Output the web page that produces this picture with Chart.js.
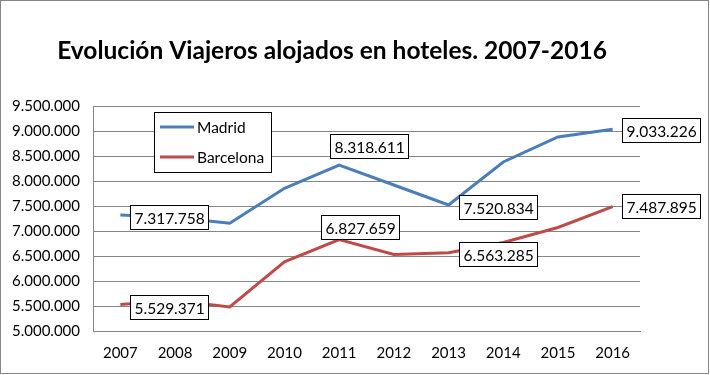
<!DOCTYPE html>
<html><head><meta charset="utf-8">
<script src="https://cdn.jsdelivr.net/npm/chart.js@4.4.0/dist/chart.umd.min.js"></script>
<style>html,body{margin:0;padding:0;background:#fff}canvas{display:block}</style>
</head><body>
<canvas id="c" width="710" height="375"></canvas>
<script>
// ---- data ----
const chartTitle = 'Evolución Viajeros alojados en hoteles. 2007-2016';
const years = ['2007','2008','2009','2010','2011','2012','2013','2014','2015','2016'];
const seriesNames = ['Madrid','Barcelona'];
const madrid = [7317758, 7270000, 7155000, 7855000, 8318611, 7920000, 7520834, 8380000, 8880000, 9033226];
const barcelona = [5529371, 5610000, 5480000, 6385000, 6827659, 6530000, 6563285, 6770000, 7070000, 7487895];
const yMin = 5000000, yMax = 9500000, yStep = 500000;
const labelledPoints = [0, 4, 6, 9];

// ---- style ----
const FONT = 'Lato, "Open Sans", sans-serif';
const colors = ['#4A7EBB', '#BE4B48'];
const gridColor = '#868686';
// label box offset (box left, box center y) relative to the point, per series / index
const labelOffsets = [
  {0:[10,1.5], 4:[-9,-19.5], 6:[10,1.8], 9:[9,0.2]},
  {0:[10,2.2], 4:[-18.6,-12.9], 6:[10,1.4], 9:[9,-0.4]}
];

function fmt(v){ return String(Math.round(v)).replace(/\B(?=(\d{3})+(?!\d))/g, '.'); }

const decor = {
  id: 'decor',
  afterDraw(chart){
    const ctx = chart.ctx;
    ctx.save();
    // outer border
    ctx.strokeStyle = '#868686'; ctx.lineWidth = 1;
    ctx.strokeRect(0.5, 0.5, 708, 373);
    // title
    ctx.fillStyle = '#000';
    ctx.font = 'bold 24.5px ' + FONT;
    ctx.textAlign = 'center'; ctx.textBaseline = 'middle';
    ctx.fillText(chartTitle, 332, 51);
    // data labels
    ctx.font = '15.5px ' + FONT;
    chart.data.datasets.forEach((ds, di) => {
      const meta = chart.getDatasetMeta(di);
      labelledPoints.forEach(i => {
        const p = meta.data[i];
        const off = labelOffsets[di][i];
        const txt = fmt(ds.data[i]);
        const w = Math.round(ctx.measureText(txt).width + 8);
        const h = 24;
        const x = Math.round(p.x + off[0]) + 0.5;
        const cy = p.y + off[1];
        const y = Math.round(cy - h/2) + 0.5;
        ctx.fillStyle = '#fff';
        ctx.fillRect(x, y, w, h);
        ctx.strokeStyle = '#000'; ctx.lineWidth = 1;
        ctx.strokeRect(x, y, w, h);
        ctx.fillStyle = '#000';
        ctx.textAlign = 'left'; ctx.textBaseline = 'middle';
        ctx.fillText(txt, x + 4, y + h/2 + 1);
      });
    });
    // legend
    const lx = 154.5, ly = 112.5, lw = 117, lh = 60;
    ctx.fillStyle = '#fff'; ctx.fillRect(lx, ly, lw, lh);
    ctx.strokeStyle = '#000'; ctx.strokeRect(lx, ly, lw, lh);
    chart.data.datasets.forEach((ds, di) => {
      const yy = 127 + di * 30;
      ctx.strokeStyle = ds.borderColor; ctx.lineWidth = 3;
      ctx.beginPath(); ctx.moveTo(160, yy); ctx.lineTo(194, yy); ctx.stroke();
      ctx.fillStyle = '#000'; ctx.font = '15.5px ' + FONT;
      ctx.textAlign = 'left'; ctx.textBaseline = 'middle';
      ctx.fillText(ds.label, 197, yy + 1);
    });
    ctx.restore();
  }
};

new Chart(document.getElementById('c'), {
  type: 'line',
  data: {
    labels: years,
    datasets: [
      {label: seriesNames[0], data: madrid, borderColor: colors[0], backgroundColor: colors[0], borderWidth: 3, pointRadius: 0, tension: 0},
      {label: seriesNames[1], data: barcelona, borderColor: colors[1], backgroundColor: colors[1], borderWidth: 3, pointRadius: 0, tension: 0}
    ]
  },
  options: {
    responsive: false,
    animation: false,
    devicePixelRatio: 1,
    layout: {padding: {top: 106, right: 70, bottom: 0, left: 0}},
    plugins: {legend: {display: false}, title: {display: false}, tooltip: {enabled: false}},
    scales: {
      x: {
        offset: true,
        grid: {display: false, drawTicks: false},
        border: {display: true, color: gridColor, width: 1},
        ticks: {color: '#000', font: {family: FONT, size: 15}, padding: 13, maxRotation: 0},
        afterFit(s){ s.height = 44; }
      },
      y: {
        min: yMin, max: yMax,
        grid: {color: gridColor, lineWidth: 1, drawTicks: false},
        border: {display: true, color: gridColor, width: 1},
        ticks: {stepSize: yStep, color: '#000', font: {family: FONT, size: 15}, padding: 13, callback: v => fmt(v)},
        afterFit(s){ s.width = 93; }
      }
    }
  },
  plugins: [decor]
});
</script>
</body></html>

════

[Task objective]:
Quote, exactly and only, the lines from the first line of the data above through the line containing "const labelledPoints = [0, 4, 6, 9];". The pictures do not belong in it.

[Worked solution]:
Output the web page that produces this picture with Chart.js.
<!DOCTYPE html>
<html><head><meta charset="utf-8">
<script src="https://cdn.jsdelivr.net/npm/chart.js@4.4.0/dist/chart.umd.min.js"></script>
<style>html,body{margin:0;padding:0;background:#fff}canvas{display:block}</style>
</head><body>
<canvas id="c" width="710" height="375"></canvas>
<script>
// ---- data ----
const chartTitle = 'Evolución Viajeros alojados en hoteles. 2007-2016';
const years = ['2007','2008','2009','2010','2011','2012','2013','2014','2015','2016'];
const seriesNames = ['Madrid','Barcelona'];
const madrid = [7317758, 7270000, 7155000, 7855000, 8318611, 7920000, 7520834, 8380000, 8880000, 9033226];
const barcelona = [5529371, 5610000, 5480000, 6385000, 6827659, 6530000, 6563285, 6770000, 7070000, 7487895];
const yMin = 5000000, yMax = 9500000, yStep = 500000;
const labelledPoints = [0, 4, 6, 9];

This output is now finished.